Your family may have played a role in the Great War of 1914-1918. Discover how the war came about, what role your family, both soldier and civilian, played in the "War to End all Wars," and the resources available for researchers.
There are many resources available to help in your search for your family who may have participated in World War I. Beginning in 1917, there were various draft registrations for men born between 1871 and 1899. The World War I Draft Registration Cards are terrific resources. They are arranged by draft registration districts within a county and arranged by counties within a state. Men are listed alphabetically by name, with date of birth and place of birth, employer, nearest relative, a physical description, and their signature. An easier way to search these records is to use Ancestry Library Edition at any Denver Public Library location. You can explore across this set of databases for family members who may have participated in the war.
To see who served in the war consult guides such as the Roster of Men and Women Who Served in the World War from Colorado, 1917-18 which was published by the Colorado Adjutant General of the Colorado National Guard in 1941. This book has been digitized and is available through Ancestry Library Edition and can be searched at any Denver Public Library.

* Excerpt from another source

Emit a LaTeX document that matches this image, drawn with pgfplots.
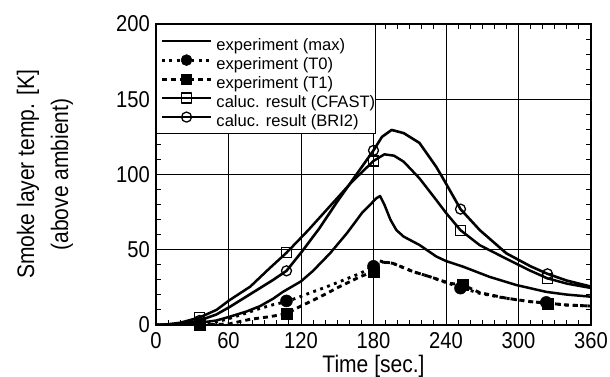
\documentclass[border=0pt]{standalone}
\usepackage{fontspec}
\setmainfont{Liberation Sans}
\newfontfamily\narrowfont{Liberation Sans}[FakeStretch=0.88]
\usepackage{pgfplots}
\pgfplotsset{compat=1.18}
\pgfplotsset{
 emax/.style={black, line width=2.5pt, line join=round},
 tzero/.style={black, line width=2.9pt, dash pattern=on 2.9pt off 4.5pt},
 tone/.style={black, line width=2.9pt, dash pattern=on 5pt off 4pt},
 cfast/.style={black, line width=2.5pt, line join=round},
 bri/.style={black, line width=2.6pt, line join=round},
 tzerom/.style={mark=*, mark size=6bp, mark options={solid, fill=black, line width=0.5pt}},
 tonem/.style={mark=square*, mark size=5.5bp, mark options={solid, fill=black, line width=0.5pt}},
 cfastm/.style={mark=square, mark size=5bp, mark options={solid, fill=white, line width=1.3pt}},
 brim/.style={mark=o, mark size=5bp, mark options={solid, fill=white, line width=1.3pt}},
}
\begin{document}
\begin{tikzpicture}
\begin{axis}[
 scale only axis, width=435bp, height=301bp,
 xmin=0, xmax=360, ymin=0, ymax=200,
 xtick={0,60,...,360}, ytick={0,50,...,200},
 minor x tick num=5, minor y tick num=4,
 tick align=inside, major tick length=5bp, minor tick length=5bp,
 xmajorgrids=true, ymajorgrids=true,
 grid style={black, line width=0.8pt},
 major grid style={black, line width=0.8pt},
 axis line style={line width=1.6pt},
 tick style={black, line width=1pt},
 /pgf/number format/assume math mode=true,
 ticklabel style={font=\narrowfont\fontsize{23}{23}\selectfont},
 xticklabel style={inner sep=0pt, yshift=-7bp},
 yticklabel style={inner sep=0pt, xshift=-6bp},
 xlabel={Time [sec.]},
 xlabel style={font=\narrowfont\fontsize{24}{24}\selectfont, at={(axis description cs:0.5,-0.1562)}, anchor=base},
 ylabel={Smoke layer temp. [K]\\(above ambient)},
 ylabel style={font=\narrowfont\fontsize{24}{34}\selectfont, align=center, at={(axis description cs:-0.2552,0.5)}, anchor=center},
 legend style={at={(0,1)}, anchor=north west, draw=black, line width=1.2pt, fill=white,
   font=\fontsize{16.6}{18}\selectfont, inner xsep=0bp, inner ysep=7bp, row sep=0pt, column sep=0pt,
   nodes={inner sep=0pt, text height=19bp, text depth=0bp},
   column 2/.style={nodes={text width=170bp}}},
 legend cell align=left,
 legend image code/.code={\path (0bp,0bp) (57bp,0bp);\draw[mark repeat=2,mark phase=2,#1] plot coordinates {(4bp,0bp)(28.5bp,0bp)(53bp,0bp)};},
]
% experiment (max)
\addplot[emax, forget plot] coordinates {
(0,0) (20,0.5) (36,1.5) (50,3) (61,5.5) (75,9) (86,12.5) (97,17.5) (105,22) (120,29) (130,36)
(144,47.6) (158,61) (171,75) (177,79.7) (182,84) (185.4,85.7) (189,80) (194,70) (199,63)
(205,58.7) (218,53.2) (232,45.5) (240,42.5) (254,38.8) (276,32) (298,26.6) (323,22) (340,20.2) (360,18.8)};
% experiment (T0)
\addplot[tzero, forget plot] coordinates {
(0,0) (20,0) (36,0.5) (50,2) (61,4.4) (75,8) (86,11) (97,13.5) (108,15.5) (120,19) (128,21.5)
(140,25) (152,28.8) (169,34.3) (180,39) (185,42.5) (196,41) (213,35.4) (227,32) (237,29)
(252,25) (268,21) (290,17.7) (310,15.5) (324,14.5) (340,13.2) (360,12.6)};
% experiment (T1)
\addplot[tone, forget plot] coordinates {
(0,0) (20,0) (36,0) (50,0.3) (61,0.8) (78,3.8) (94,5.5) (108,7.5) (119,12.2) (136,18.8)
(152,25.5) (169,32.1) (180,35.5) (185,42) (196,41) (213,35.4) (227,32) (243,27.7) (254,26.6)
(268,21.5) (290,17.8) (310,15.5) (324,14.5) (340,13.3) (360,12.6)};
% CFAST
\addplot[cfast, forget plot] coordinates {
(0,0) (10,0.5) (20,1.5) (36,5) (50,10) (61,16.6) (78,25.5) (94,37.7) (108,48) (126,63) (144,79)
(162,95) (180,109) (189,113.4) (197,112.5) (205,108.5) (218,97.5) (232,83) (240,74.5) (252,63)
(268,53) (290,44) (310,36) (324,31) (340,27.5) (360,24.6)};
% BRI2
\addplot[bri, forget plot] coordinates {
(0,0) (10,0.3) (20,1) (30,2) (36,3) (50,7) (61,12) (75,19) (86,24.5) (97,30) (108,36) (120,48)
(135,64) (150,82) (165,99) (180,116) (187,125) (195,129.6) (205,127.5) (218,121) (232,105)
(240,94) (252,77) (268,63) (290,47.6) (310,39) (324,34) (340,29.5) (360,25.5)};
% markers
\addplot[only marks, tonem, forget plot] coordinates {(36,0) (108,7.5) (180,35.5) (254,26.5) (324,14)};
\addplot[only marks, tzerom, forget plot] coordinates {(36,1) (108,16) (180,39) (252,24.5) (323,15)};
\addplot[only marks, cfastm, forget plot] coordinates {(36,5) (108,48) (180,109) (252,63) (324,31)};
\addplot[only marks, brim, forget plot] coordinates {(36,3) (108,36) (180,116) (252,77) (324,34)};
% legend
\addlegendimage{emax}
\addlegendentry{experiment (max)}
\addlegendimage{tzero, tzerom, mark size=5.5bp}
\addlegendentry{experiment (T0)}
\addlegendimage{tone, tonem, mark size=5bp}
\addlegendentry{experiment (T1)}
\addlegendimage{cfast, line width=1.8pt, cfastm}
\addlegendentry{caluc. result (CFAST)}
\addlegendimage{bri, brim}
\addlegendentry{caluc. result (BRI2)}
\end{axis}
\pgfresetboundingbox
\path (current axis.south west) ++(-156bp,-52bp) rectangle ++(610bp,377bp);
\end{tikzpicture}
\end{document}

Books that may assist in your research include:
American Women in World War I: They Also Served by Lettie Gavin,
The Great War: a Guide to the Service Records of All the World's Fighting Men and Volunteers by Christina Schaefer.
Not every man or woman who served came home from the war. There are a couple of listings that the researcher may find useful, such as, Colorado World War I Casualties in Europe and Fallen Heroes of World War I From Denver, Colorado.
Remember, exploring your family history in the Western History and Genealogy Department can reveal their role in World War I.